17 Ottobre 2009
La brutta situazione del grano

C’è forte scoramento fra i cerealicoltori astigiani. L’andamento della campagna del grano è stata piuttosto anomala e più che mai anonima. La raccolta è iniziata in ritardo e, causa le piogge, si è protratta più del previsto. Il mercato poi non ha risposto con segnali positivi, come molti speravano, ma con una riduzione del 25% rispetto all’anno scorso. Un disagio dal punto di vista economico, nonostante la qualità e la quantità del raccolto sia stata comunque buona. Un disagio che sui titolari delle imprese agricole e le loro famiglie, si raffigura sempre più come un malessere sociale. Un disagio che colpisce gente abituata a lavorare sodo, a mettere perizia e professionalità nella loro attività, a vivere con dignità anche nei momenti di difficoltà e per questo, evidentemente, poco adusa a plateali lamentele. Eppure, dopo che nel Nord dell’Astigiano, un paio di anni fa, è naufragata, quasi silenziosamente la speranza di recuperare redditività con la coltura della barbabietola da zucchero, le prospettive non paiono buone neanche per la campagna del mais appena conclusa.
Una situazione difficile che comincia a pesare anche sulle garanzie del credito e sugli investimenti che fanno da contraltare alle esigenze mondiali di sfamare una popolazione che aumenta vertiginosamente. La denuncia viene dalla Fao che fa appello affinchè si applichino regole chiare per evitare che sul cibo si susseguano speculazioni vergognose.
L’aumento della fame nel mondo infatti sta avvenendo, sotto gli occhi di tutti, nonostante si sia verificato un drastico calo dei prezzi dei prodotti agricoli, con le quotazioni internazionali che sono dimezzate in un anno da 10 dollari per bushel (0,37 dollari al chilo) del 2008 a poco più di 5 dollari per bushel (0,18 dollari al chilo).

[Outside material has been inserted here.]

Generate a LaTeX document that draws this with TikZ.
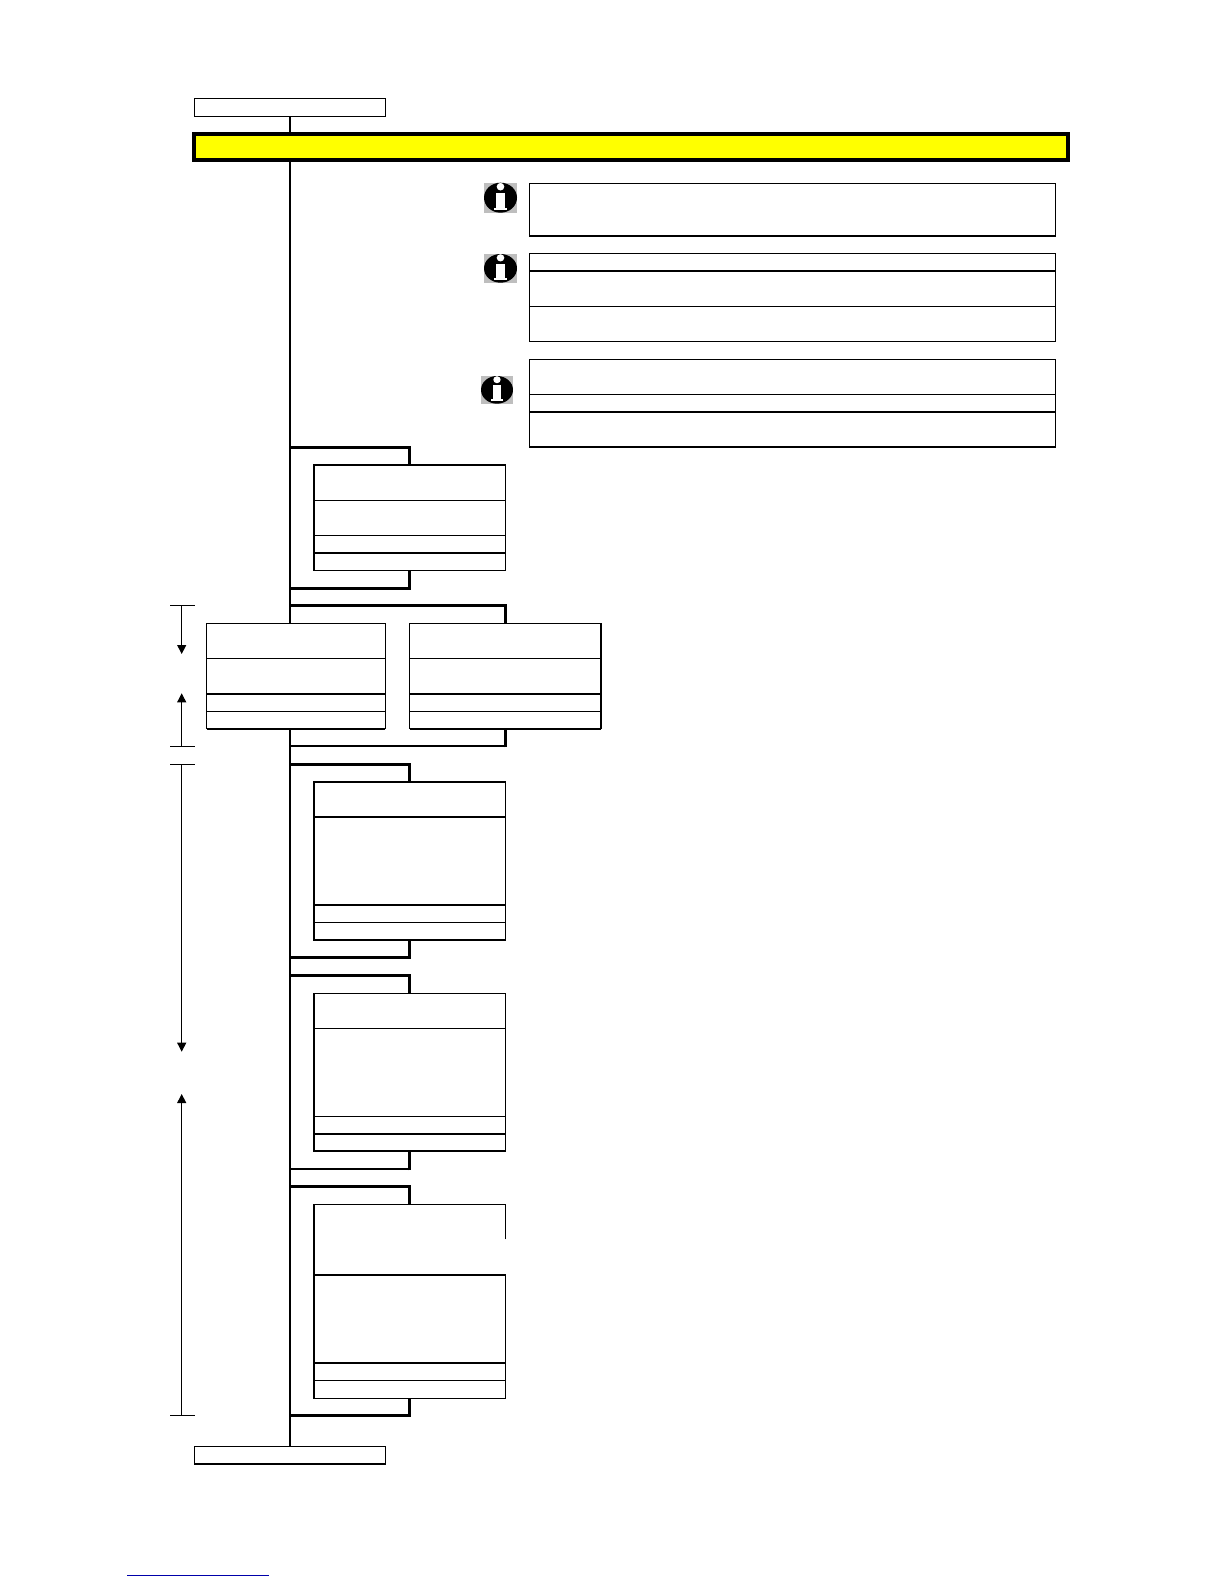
\documentclass[tikz,border=0pt]{standalone}
\usetikzlibrary{arrows.meta}
\definecolor{barYellow}{RGB}{255,255,0}
\definecolor{ruleBlue}{RGB}{0,0,170}
\definecolor{iconGrey}{RGB}{190,190,190}
\tikzset{
  x=1pt,y=-1pt,
  cell/.style={draw=black,line width=1.1pt,fill=white,inner sep=0pt,outer sep=0pt,anchor=north west},
  trunk/.style={draw=black,line width=2.1pt},
  link/.style={draw=black,line width=2.5pt},
  drop/.style={draw=black,line width=3pt},
  heavy/.style={draw=black,line width=2pt},
  dim/.style={draw=black,line width=1pt},
  dimarrow/.style={draw=black,line width=1pt,-{Triangle[length=9pt,width=9pt]}},
}
\newcommand{\cellbox}[5]{% name, x0, y0, x1, y1
  \node[cell,minimum width=#4pt-#2pt,minimum height=#5pt-#3pt] (#1) at (#2,#3) {};}
\newcommand{\infoicon}[5]{% name, x-left, y-top, width, height
  \begin{scope}[shift={(#2,#3)},x=#4pt/33,y=-#5pt/30]
    \fill[iconGrey] (0,0) rectangle (33,30);
    \fill[black] (16.5,15) ellipse [x radius=16.5,y radius=15];
    \fill[white] (12,10) rectangle (21,26);
    \fill[white] (10,25) rectangle (23,27.5);
    \fill[white] (16.5,4) circle (3.8);
    \coordinate (#1) at (16.5,15);
  \end{scope}}
\newcommand{\bracket}[2]{% junction on the trunk, target anchor
  \draw[link,shorten >=-1.5pt] (#1) -- (#1 -| #2);
  \draw[drop,shorten <=-1.25pt] (#1 -| #2) -- (#2);}
\newcommand{\edge}[2]{\draw[heavy] (#1) -- (#2);}
\begin{document}
\begin{tikzpicture}
\useasboundingbox (0,0) rectangle (1224,1584);
\fill[white] (0,0) rectangle (1224,1584);

% start and end terminals
\cellbox{start}{194.3}{98.3}{385.7}{116.3}
\cellbox{stop}{194.3}{1446.3}{385.7}{1463.5}
\edge{stop.south west}{stop.south east}

% trunk
\draw[trunk] (start.south) -- (stop.north);

% yellow bar
\node[draw=black,line width=4pt,fill=barYellow,inner sep=0pt,outer sep=0pt,anchor=north west,
      minimum width=874pt,minimum height=26pt] (bar) at (194,134) {};

% info icons
\infoicon{ia}{484}{182.7}{33}{30}
\infoicon{ib}{484}{254}{33}{28.7}
\infoicon{ic}{481}{376}{32}{27.7}

% info tables
\cellbox{n1}{529.3}{183.3}{1055.7}{236}
\edge{n1.south west}{n1.south east}
\cellbox{n2a}{529.3}{253.3}{1055.7}{271}
\cellbox{n2b}{529.3}{271}{1055.7}{306.3}
\cellbox{n2c}{529.3}{306.3}{1055.7}{341.3}
\cellbox{n3a}{529.3}{359.3}{1055.7}{394.3}
\cellbox{n3b}{529.3}{394.3}{1055.7}{411.7}
\cellbox{n3c}{529.3}{411.7}{1055.7}{447}
\edge{n3c.north west}{n3c.north east}

% junction coordinates on the trunk
\coordinate (jA1) at (290,447.7);
\coordinate (jA2) at (290,588.3);
\coordinate (jB1) at (290,605.3);
\coordinate (jB2) at (290,746);
\coordinate (jC1) at (290,764.7);
\coordinate (jC2) at (290,957.7);
\coordinate (jD1) at (290,975.7);
\coordinate (jD2) at (290,1169);
\coordinate (jE1) at (290,1186.7);
\coordinate (jE2) at (290,1415.3);

% box A
\cellbox{a1}{314}{465}{505.5}{500.3}
\cellbox{a2}{314}{500.3}{505.5}{535.3}
\cellbox{a3}{314}{535.3}{505.5}{552.7}
\cellbox{a4}{314}{552.7}{505.5}{570.3}
\edge{a1.north west}{a1.north east}
\edge{a4.north west}{a4.north east}
\edge{a1.north west}{a4.south west}
\bracket{jA1}{a1.north}
\bracket{jA2}{a4.south}

% pair B
\cellbox{b1}{206.7}{623.3}{385.3}{658.3}
\cellbox{b2}{206.7}{658.3}{385.3}{694}
\cellbox{b3}{206.7}{694}{385.3}{711.3}
\cellbox{b4}{206.7}{711.3}{385.3}{728.7}
\edge{b3.north west}{b3.north east}
\edge{b4.south west}{b4.south east}
\cellbox{c1}{409.7}{623.3}{601}{658.3}
\cellbox{c2}{409.7}{658.3}{601}{694}
\cellbox{c3}{409.7}{694}{601}{711.3}
\cellbox{c4}{409.7}{711.3}{601}{728.7}
\edge{c3.north west}{c3.north east}
\edge{c4.south west}{c4.south east}
\edge{c1.north east}{c4.south east}
\bracket{jB1}{c1.north}
\bracket{jB2}{c4.south}

% box C
\cellbox{d1}{314}{782}{505.5}{817}
\cellbox{d2}{314}{817}{505.5}{905}
\cellbox{d3}{314}{905}{505.5}{922.3}
\cellbox{d4}{314}{922.3}{505.5}{940}
\edge{d1.north west}{d1.north east}
\edge{d2.north west}{d2.north east}
\edge{d3.north west}{d3.north east}
\edge{d1.north west}{d4.south west}
\bracket{jC1}{d1.north}
\bracket{jC2}{d4.south}

% box D
\cellbox{e1}{314}{993.3}{505.5}{1028.3}
\cellbox{e2}{314}{1028.3}{505.5}{1116.3}
\cellbox{e3}{314}{1116.3}{505.5}{1134}
\cellbox{e4}{314}{1134}{505.5}{1151}
\edge{e4.north west}{e4.north east}
\edge{e1.north west}{e4.south west}
\bracket{jD1}{e1.north}
\bracket{jD2}{e4.south}

% box E (top cell open on the lower right)
\coordinate (f1nw) at (314,1204.3);
\coordinate (f1ne) at (505.5,1204.3);
\coordinate (f1sw) at (314,1275);
\coordinate (f1cut) at (505.5,1239.3);
\coordinate (f1n) at (409.75,1204.3);
\draw[line width=1.1pt] (f1cut) -- (f1ne) -- (f1nw) -- (f1sw);
\cellbox{f2}{314}{1275}{505.5}{1362.7}
\cellbox{f3}{314}{1362.7}{505.5}{1380.3}
\cellbox{f4}{314}{1380.3}{505.5}{1398.3}
\edge{f2.north west}{f2.north east}
\edge{f3.north west}{f3.north east}
\edge{f1nw}{f4.south west}
\bracket{jE1}{f1n}
\bracket{jE2}{f4.south}

% dimension arrows on the left
\coordinate (t1l) at (170,605.7); \coordinate (t1r) at (195,605.7);
\coordinate (t2l) at (170,746);   \coordinate (t2r) at (195,746);
\coordinate (t3l) at (170,764.3); \coordinate (t3r) at (195,764.3);
\coordinate (t4l) at (170,1415.3);\coordinate (t4r) at (195,1415.3);
\draw[dim] (t1l) -- (t1r);
\draw[dim] (t2l) -- (t2r);
\draw[dim] (t3l) -- (t3r);
\draw[dim] (t4l) -- (t4r);
\coordinate (a1s) at (181.7,605.7); \coordinate (a1e) at (181.7,654);
\coordinate (a2s) at (181.7,746);   \coordinate (a2e) at (181.7,693.3);
\coordinate (a3s) at (181.7,764.3); \coordinate (a3e) at (181.7,1051.7);
\coordinate (a4s) at (181.7,1415.3);\coordinate (a4e) at (181.7,1094);
\draw[dimarrow] (a1s) -- (a1e);
\draw[dimarrow] (a2s) -- (a2e);
\draw[dimarrow] (a3s) -- (a3e);
\draw[dimarrow] (a4s) -- (a4e);

% blue rule at the foot
\coordinate (ruleL) at (127,1575.3);
\coordinate (ruleR) at (269,1575.3);
\draw[line width=1pt,draw=ruleBlue] (ruleL) -- (ruleR);
\end{tikzpicture}
\end{document}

Questo unicamente per effetto della speculazioni sui prezzi dei prodotti alimentari derivati come pane e pasta, aumentati nei paesi ricchi ed in quelli poveri. Come rileva Coldiretti, dal rapporto pubblicato dalla Fao emerge che gli affamati sono cresciuti del 9% nell'anno in corso, arrivando alla vetta di 1,02 miliardi, il livello più alto dal 1970 e che è oggetto di analisi al Forum Internazionale dell’Agricoltura e dell’Alimentazione, organizzato da Coldiretti con la collaborazione dello studio Ambrosetti, a Villa d’Este a Cernobbio, sul lago di Como nella giornata di ieri e in quella di oggi.  
Nonostante il forte calo dei prezzi alla produzione agricola che sono al minimo da venti anni, per le principali materie prime come latte e cereali, rimangono alti - denuncia la Coldiretti - i prezzi al consumo che rendono ancora più difficile la sopravvivenza del miliardo di affamati. Lo dimostra il fatto che l'andamento dei prezzi al consumo in 58 Paesi in via di sviluppo ha evidenziato che nell'80 per cento dei casi i prezzi sono più alti dello scorso anno.
L'emergenza alimentare - sostiene la Coldiretti - non si risolve con i prezzi bassi all'origine per i produttori perchè questi non consentono all'agricoltura di sopravvivere e, con la chiusura delle imprese, destrutturano il sistema che non è più in grado di riprendersi anche in condizioni positive. Gli aiuti alimentari sono necessari, ma non bastano e occorre investire nell'agricoltura delle diverse realtà del pianeta, dove servono prima di tutto politiche agricole regionali che sappiano potenziare le produzioni locali con la valorizzazione delle identità territoriali per sfuggire all'omologazione che deprime i prezzi e aumenta la dipendenza dall'estero.